-- start of Supplied data --
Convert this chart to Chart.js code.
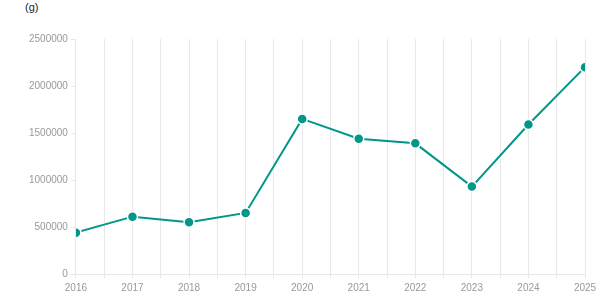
<!DOCTYPE html>
<html lang="en">
<head>
  <meta charset="UTF-8" />
  <title>Chart</title>
  <script src="https://cdn.jsdelivr.net/npm/chart.js"></script>
  <style>
    * { margin: 0; padding: 0; box-sizing: border-box; }
    body { background: #fff; width: 615px; height: 305px; overflow: hidden; position: relative; font-family: Arial, 'Liberation Sans', sans-serif; }
    .unit { position: absolute; left: 25px; top: 1px; font-size: 11px; color: #222; }
    .wrap { position: absolute; left: 0; top: 0; width: 615px; height: 305px; }
  </style>
</head>
<body>
  <div class="unit">(g)</div>
  <div class="wrap"><canvas id="chart"></canvas></div>
  <script>
    const years = [2016, 2017, 2018, 2019, 2020, 2021, 2022, 2023, 2024, 2025];
    const values = [440000, 610000, 550000, 650000, 1650000, 1440000, 1390000, 930000, 1590000, 2200000];
    const yTicks = [0, 500000, 1000000, 1500000, 2000000, 2500000];

    const tickColor = '#999';
    const gridColor = '#e8e8e8';

    new Chart(document.getElementById('chart'), {
      type: 'line',
      data: {
        datasets: [{
          data: years.map((y, i) => ({ x: y, y: values[i] })),
          borderColor: '#009688',
          backgroundColor: '#009688',
          borderWidth: 2,
          pointRadius: 5,
          pointBorderColor: '#fff',
          pointBorderWidth: 1.5,
          pointBackgroundColor: '#009688',
          tension: 0
        }]
      },
      options: {
        responsive: true,
        maintainAspectRatio: false,
        animation: false,
        layout: { padding: { left: 26, right: 30, top: 39, bottom: 7 } },
        plugins: { legend: { display: false }, tooltip: { enabled: false } },
        scales: {
          x: {
            type: 'linear',
            min: years[0],
            max: years[years.length - 1],
            ticks: {
              stepSize: 0.5,
              autoSkip: false,
              maxRotation: 0,
              color: tickColor,
              font: { size: 10, family: 'Arial' },
              padding: 4,
              callback: v => Number.isInteger(v) ? String(v) : ''
            },
            grid: { color: gridColor, tickLength: 4 },
            border: { color: gridColor }
          },
          y: {
            min: yTicks[0],
            max: yTicks[yTicks.length - 1],
            afterBuildTicks: axis => { axis.ticks = yTicks.map(v => ({ value: v })); },
            ticks: {
              color: tickColor,
              font: { size: 10, family: 'Arial' },
              padding: 3,
              callback: v => String(v)
            },
            grid: { drawOnChartArea: false, color: gridColor, tickLength: 5 },
            border: { color: gridColor }
          }
        }
      }
    });
  </script>
</body>
</html>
-- end of Supplied data --
- _Challenge_: Transcribe each line above verbatim, with the pictures left out.

- _Solved problem_:
Convert this chart to Chart.js code.
<!DOCTYPE html>
<html lang="en">
<head>
  <meta charset="UTF-8" />
  <title>Chart</title>
  <script src="https://cdn.jsdelivr.net/npm/chart.js"></script>
  <style>
    * { margin: 0; padding: 0; box-sizing: border-box; }
    body { background: #fff; width: 615px; height: 305px; overflow: hidden; position: relative; font-family: Arial, 'Liberation Sans', sans-serif; }
    .unit { position: absolute; left: 25px; top: 1px; font-size: 11px; color: #222; }
    .wrap { position: absolute; left: 0; top: 0; width: 615px; height: 305px; }
  </style>
</head>
<body>
  <div class="unit">(g)</div>
  <div class="wrap"><canvas id="chart"></canvas></div>
  <script>
    const years = [2016, 2017, 2018, 2019, 2020, 2021, 2022, 2023, 2024, 2025];
    const values = [440000, 610000, 550000, 650000, 1650000, 1440000, 1390000, 930000, 1590000, 2200000];
    const yTicks = [0, 500000, 1000000, 1500000, 2000000, 2500000];

    const tickColor = '#999';
    const gridColor = '#e8e8e8';

    new Chart(document.getElementById('chart'), {
      type: 'line',
      data: {
        datasets: [{
          data: years.map((y, i) => ({ x: y, y: values[i] })),
          borderColor: '#009688',
          backgroundColor: '#009688',
          borderWidth: 2,
          pointRadius: 5,
          pointBorderColor: '#fff',
          pointBorderWidth: 1.5,
          pointBackgroundColor: '#009688',
          tension: 0
        }]
      },
      options: {
        responsive: true,
        maintainAspectRatio: false,
        animation: false,
        layout: { padding: { left: 26, right: 30, top: 39, bottom: 7 } },
        plugins: { legend: { display: false }, tooltip: { enabled: false } },
        scales: {
          x: {
            type: 'linear',
            min: years[0],
            max: years[years.length - 1],
            ticks: {
              stepSize: 0.5,
              autoSkip: false,
              maxRotation: 0,
              color: tickColor,
              font: { size: 10, family: 'Arial' },
              padding: 4,
              callback: v => Number.isInteger(v) ? String(v) : ''
            },
            grid: { color: gridColor, tickLength: 4 },
            border: { color: gridColor }
          },
          y: {
            min: yTicks[0],
            max: yTicks[yTicks.length - 1],
            afterBuildTicks: axis => { axis.ticks = yTicks.map(v => ({ value: v })); },
            ticks: {
              color: tickColor,
              font: { size: 10, family: 'Arial' },
              padding: 3,
              callback: v => String(v)
            },
            grid: { drawOnChartArea: false, color: gridColor, tickLength: 5 },
            border: { color: gridColor }
          }
        }
      }
    });
  </script>
</body>
</html>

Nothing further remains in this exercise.